Information provided:
** Start **

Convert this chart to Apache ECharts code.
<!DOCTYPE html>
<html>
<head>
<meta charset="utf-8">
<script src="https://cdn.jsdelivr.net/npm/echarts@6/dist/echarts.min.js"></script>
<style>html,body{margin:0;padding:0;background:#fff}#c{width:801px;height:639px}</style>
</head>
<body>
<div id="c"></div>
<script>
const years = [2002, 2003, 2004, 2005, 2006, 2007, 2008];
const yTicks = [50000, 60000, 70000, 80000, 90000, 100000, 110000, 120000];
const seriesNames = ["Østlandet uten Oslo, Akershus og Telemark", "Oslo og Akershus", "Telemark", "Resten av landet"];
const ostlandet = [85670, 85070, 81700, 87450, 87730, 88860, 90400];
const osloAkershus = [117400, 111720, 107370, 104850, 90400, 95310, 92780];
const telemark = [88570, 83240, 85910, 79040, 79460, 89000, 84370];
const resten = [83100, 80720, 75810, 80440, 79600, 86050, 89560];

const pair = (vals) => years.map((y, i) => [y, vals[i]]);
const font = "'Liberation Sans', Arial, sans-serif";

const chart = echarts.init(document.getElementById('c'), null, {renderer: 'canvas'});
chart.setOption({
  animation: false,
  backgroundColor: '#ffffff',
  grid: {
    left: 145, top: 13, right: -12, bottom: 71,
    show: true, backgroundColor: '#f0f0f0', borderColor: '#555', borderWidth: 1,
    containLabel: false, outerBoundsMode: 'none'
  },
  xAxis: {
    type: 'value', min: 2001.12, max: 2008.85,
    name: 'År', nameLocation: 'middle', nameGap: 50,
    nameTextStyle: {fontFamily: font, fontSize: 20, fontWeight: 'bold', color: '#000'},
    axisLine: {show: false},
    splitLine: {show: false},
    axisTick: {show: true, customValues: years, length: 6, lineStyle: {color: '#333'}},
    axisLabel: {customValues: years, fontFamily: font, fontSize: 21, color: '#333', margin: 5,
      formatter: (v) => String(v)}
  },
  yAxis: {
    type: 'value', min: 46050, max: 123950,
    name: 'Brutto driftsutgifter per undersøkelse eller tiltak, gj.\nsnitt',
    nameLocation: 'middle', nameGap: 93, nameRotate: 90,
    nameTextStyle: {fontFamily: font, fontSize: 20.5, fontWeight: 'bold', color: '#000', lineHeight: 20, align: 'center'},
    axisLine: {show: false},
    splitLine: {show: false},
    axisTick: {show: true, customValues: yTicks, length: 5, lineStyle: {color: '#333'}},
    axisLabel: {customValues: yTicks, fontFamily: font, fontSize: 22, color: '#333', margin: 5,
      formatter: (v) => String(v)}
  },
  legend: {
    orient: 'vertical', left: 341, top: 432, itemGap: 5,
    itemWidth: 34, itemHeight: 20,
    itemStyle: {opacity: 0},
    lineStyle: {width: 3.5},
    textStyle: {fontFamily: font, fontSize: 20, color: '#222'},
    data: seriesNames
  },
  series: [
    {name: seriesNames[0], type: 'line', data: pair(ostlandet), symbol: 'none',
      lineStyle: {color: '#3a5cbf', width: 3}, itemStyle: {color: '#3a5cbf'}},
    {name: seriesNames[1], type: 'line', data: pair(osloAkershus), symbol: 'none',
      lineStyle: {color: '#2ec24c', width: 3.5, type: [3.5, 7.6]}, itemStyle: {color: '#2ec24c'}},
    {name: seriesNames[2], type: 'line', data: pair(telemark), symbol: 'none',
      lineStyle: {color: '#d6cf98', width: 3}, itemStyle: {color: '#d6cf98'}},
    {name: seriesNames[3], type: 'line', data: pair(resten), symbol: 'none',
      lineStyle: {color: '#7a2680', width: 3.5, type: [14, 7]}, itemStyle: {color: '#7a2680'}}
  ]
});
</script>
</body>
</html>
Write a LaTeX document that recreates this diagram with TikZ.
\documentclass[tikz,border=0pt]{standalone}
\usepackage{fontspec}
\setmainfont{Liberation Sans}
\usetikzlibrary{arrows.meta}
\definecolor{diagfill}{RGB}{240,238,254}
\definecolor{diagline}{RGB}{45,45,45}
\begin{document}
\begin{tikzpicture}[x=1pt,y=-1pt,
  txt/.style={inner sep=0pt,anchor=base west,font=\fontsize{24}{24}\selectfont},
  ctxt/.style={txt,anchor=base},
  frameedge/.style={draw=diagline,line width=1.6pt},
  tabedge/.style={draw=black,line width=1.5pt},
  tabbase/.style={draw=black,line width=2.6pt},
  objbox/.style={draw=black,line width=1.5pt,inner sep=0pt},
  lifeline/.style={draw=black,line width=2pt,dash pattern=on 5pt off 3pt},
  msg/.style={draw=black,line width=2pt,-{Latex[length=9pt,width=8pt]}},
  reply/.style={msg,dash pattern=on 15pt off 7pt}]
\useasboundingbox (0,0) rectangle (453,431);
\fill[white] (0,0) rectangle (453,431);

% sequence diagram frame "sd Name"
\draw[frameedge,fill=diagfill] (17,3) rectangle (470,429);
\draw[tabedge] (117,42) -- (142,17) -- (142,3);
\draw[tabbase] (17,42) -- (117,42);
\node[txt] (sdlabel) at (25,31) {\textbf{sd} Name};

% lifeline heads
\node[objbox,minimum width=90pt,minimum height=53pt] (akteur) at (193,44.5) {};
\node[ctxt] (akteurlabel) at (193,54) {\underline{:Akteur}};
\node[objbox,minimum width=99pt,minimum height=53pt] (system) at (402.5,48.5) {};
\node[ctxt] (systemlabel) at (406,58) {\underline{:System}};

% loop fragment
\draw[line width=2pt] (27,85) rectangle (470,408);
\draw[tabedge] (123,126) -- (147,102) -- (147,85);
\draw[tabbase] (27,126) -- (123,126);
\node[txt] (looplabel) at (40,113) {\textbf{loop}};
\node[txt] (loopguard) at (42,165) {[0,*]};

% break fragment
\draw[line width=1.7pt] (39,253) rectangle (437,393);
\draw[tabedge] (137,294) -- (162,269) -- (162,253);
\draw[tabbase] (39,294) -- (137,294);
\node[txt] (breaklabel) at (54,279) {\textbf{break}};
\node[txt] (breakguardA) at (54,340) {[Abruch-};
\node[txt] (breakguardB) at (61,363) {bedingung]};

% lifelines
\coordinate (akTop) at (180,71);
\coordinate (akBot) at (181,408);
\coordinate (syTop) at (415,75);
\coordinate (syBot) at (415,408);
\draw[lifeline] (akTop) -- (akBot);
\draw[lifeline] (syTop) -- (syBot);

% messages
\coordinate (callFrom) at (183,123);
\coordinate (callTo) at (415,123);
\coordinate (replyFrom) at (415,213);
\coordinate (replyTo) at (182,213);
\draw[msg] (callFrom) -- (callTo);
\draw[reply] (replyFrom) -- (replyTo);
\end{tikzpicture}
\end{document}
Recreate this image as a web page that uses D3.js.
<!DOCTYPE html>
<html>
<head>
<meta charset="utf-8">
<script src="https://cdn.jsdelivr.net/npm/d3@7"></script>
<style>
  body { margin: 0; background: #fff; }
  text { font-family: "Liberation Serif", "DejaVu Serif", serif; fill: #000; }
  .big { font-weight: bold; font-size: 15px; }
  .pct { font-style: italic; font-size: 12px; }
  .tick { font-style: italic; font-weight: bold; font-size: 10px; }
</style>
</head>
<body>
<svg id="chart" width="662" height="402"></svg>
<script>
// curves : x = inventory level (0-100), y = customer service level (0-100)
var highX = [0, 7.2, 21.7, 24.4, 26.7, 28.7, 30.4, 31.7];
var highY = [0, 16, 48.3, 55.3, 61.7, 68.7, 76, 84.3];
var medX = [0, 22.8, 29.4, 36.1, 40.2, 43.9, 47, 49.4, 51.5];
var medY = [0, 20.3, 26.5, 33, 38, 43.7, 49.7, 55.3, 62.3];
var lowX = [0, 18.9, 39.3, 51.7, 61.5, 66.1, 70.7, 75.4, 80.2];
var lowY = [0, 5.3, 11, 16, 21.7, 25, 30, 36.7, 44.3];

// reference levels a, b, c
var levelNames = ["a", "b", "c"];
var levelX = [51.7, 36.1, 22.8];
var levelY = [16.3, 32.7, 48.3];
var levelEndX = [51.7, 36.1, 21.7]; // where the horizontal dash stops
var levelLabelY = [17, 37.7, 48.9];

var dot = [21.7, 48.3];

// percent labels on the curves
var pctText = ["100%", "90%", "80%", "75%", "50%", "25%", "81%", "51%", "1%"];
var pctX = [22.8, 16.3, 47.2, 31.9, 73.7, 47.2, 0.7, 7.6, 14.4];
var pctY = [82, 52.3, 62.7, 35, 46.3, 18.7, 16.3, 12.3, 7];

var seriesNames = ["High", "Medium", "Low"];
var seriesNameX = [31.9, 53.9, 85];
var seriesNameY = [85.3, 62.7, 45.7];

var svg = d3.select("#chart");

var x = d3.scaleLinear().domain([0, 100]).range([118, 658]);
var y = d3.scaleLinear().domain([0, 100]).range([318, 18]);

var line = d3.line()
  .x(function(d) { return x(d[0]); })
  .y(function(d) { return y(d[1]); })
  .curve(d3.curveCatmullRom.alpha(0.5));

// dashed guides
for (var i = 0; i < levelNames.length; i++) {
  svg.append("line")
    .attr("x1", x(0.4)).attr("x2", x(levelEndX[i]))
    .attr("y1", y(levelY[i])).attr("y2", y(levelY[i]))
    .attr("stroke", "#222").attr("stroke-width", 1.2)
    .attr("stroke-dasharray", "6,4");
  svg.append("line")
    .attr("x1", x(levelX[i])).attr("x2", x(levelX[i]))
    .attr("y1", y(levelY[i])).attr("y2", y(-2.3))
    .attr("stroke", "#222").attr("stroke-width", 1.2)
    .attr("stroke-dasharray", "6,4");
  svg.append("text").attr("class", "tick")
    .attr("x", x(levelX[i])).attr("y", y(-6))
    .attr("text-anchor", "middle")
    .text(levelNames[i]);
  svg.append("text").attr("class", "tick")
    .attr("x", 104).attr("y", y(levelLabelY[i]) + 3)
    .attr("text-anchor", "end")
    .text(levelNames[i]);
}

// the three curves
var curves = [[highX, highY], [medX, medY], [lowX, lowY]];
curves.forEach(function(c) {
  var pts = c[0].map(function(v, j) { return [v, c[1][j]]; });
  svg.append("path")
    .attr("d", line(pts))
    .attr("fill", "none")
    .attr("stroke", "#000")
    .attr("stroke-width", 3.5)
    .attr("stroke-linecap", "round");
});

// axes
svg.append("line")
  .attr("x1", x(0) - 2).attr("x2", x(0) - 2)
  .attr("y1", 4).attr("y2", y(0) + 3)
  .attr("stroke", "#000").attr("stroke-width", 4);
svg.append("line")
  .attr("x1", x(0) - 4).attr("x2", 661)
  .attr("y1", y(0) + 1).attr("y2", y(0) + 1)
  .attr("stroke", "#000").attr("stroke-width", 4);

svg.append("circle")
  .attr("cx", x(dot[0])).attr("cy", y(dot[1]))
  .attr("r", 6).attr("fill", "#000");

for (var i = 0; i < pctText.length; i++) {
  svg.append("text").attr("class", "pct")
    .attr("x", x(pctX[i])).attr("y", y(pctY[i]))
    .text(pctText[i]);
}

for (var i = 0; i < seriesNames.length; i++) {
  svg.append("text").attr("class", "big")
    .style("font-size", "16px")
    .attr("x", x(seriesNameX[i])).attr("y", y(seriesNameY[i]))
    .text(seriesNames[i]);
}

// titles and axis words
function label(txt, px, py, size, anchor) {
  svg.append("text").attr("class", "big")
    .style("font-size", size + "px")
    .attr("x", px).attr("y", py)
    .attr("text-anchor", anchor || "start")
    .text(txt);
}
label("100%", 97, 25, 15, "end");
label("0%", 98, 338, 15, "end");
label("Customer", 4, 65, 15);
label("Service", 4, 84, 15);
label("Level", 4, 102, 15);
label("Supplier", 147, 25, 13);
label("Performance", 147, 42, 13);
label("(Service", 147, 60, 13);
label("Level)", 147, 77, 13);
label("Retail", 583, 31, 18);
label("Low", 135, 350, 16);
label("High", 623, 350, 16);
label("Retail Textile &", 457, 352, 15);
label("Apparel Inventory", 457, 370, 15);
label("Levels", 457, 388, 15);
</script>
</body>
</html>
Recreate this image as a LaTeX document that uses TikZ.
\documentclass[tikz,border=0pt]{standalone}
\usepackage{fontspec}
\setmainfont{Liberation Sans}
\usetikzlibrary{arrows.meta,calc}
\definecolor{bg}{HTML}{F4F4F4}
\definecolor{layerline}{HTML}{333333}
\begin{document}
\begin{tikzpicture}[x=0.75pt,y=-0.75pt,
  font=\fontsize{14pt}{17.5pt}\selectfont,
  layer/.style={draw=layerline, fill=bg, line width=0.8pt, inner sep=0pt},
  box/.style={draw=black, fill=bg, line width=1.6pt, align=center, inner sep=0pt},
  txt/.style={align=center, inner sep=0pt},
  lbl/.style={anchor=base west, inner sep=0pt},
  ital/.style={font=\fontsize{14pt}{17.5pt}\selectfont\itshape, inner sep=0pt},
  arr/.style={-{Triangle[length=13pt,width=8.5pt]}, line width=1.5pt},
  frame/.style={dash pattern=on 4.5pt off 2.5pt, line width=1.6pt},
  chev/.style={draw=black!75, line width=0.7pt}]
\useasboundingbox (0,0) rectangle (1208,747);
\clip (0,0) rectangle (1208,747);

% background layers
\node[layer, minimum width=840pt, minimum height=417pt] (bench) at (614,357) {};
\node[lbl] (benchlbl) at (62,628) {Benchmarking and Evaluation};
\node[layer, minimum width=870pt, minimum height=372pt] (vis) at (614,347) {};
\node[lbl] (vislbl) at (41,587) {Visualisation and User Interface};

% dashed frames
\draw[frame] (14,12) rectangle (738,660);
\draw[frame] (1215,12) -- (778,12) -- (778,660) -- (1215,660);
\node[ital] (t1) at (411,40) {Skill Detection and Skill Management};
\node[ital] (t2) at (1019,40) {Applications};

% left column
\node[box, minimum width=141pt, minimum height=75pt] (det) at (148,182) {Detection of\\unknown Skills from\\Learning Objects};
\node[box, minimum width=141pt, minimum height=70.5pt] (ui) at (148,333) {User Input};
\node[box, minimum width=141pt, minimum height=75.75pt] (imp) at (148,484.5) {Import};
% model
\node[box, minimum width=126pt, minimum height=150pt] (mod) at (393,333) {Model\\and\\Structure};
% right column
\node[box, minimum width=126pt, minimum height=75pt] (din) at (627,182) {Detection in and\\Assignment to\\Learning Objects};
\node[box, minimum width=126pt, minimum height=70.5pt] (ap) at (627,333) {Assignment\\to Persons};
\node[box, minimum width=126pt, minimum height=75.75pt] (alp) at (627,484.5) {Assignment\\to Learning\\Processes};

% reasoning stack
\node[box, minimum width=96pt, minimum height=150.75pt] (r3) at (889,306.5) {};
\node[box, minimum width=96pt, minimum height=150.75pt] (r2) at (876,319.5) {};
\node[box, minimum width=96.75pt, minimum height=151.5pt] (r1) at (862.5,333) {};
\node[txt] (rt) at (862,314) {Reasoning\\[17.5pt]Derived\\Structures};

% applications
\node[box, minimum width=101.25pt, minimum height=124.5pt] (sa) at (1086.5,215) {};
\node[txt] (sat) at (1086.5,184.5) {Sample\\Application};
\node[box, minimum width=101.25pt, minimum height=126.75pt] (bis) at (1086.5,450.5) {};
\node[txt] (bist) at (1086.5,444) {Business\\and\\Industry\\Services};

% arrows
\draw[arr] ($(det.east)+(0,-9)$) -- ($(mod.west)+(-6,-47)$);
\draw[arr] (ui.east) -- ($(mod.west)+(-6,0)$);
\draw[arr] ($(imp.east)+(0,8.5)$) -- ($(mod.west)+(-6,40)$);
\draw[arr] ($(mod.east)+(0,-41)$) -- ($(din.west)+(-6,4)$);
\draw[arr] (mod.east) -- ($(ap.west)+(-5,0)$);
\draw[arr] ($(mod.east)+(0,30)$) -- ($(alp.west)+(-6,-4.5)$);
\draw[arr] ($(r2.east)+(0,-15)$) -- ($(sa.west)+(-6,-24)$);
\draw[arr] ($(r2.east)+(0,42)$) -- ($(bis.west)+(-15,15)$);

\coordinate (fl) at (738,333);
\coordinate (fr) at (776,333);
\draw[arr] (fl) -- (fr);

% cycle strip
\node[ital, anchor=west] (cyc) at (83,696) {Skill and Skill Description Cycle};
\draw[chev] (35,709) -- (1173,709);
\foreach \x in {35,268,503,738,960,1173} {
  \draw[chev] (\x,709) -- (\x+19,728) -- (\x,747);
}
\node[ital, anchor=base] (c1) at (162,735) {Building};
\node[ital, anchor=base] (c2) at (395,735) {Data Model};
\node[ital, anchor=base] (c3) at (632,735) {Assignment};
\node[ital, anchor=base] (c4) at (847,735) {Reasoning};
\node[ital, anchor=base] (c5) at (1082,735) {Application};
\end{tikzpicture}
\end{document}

** End **

Requirements:
Filter the data for the string "diagram" and copy every line that has it.

Final result:
Write a LaTeX document that recreates this diagram with TikZ.
% sequence diagram frame "sd Name"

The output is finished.